Abstract

The mechanisms of hydroperoxide and alcohol formation in polyethylene oxidation are straightforward. They are based mainly on hydrogen abstraction by peroxy radicals and alkoxy radicals, respectively. The difficulties arise on attempting to account for the experimental rates of accumulation of both oxidation products. The formal homogeneous kinetics used in previous work cannot explain the data. Corresponding kinetics including geminate recombination of free radicals seemed to explain hydroperoxide formation and decomposition. More sophisticated calculation shows that this second attempt also does not account for the data. An additional attempt based on such kinetics but taking into account the experimental results showing linear increase for the sum of the concentrations of hydroperoxide and alcohol groups also does not account for the data.
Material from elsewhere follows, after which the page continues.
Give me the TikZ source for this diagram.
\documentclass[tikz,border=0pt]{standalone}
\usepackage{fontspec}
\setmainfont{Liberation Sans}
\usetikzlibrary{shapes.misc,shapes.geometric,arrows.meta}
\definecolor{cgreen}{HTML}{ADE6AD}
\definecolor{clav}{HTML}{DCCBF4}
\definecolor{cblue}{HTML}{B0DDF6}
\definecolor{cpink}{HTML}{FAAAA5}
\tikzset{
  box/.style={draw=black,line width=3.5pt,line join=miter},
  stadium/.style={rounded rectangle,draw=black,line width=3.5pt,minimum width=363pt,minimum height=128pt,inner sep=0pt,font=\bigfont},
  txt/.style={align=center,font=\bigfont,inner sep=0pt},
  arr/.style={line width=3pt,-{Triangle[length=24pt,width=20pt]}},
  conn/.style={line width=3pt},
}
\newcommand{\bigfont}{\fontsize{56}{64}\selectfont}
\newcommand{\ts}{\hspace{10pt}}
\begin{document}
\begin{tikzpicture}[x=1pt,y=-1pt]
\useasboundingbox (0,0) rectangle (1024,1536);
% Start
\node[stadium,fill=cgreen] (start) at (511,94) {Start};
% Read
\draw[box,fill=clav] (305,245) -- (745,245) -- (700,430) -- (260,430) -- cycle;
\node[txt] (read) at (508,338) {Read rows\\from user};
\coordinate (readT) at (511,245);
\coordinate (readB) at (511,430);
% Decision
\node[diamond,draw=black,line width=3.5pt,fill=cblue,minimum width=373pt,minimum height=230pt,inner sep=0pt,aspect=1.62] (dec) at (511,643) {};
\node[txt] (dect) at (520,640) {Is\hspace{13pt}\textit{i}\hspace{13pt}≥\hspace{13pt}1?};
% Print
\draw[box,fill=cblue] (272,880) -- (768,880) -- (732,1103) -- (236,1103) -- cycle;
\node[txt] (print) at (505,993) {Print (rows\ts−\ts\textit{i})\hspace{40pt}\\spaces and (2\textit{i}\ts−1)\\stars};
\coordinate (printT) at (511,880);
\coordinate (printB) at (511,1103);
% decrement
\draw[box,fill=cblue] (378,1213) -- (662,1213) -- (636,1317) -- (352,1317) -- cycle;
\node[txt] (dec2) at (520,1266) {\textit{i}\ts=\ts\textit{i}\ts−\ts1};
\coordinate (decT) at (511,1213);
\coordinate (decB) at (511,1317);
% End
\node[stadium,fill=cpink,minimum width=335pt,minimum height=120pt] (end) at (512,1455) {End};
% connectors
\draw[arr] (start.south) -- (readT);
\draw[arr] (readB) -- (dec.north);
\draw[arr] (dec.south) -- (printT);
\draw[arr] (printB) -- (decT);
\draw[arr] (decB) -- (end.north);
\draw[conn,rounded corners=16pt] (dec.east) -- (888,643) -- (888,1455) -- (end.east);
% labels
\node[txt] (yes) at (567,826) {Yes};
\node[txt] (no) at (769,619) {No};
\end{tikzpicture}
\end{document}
Thus, true homogeneous kinetics or pseudo-homogeneous kinetics taking into account geminate recombination of free radicals does not allow understanding of the data generated on processing polyethylene in air. The difficulties encountered seem to be of a more fundamental nature than expected initially. It looks as if models based on homogeneous kinetics could not account for the experimental kinetics of hydroperoxide and alcohol formation in molten polymers such as polyethylene. It seems necessary to take into account the non-homogeneous formation of oxidation products in polyethylene melts.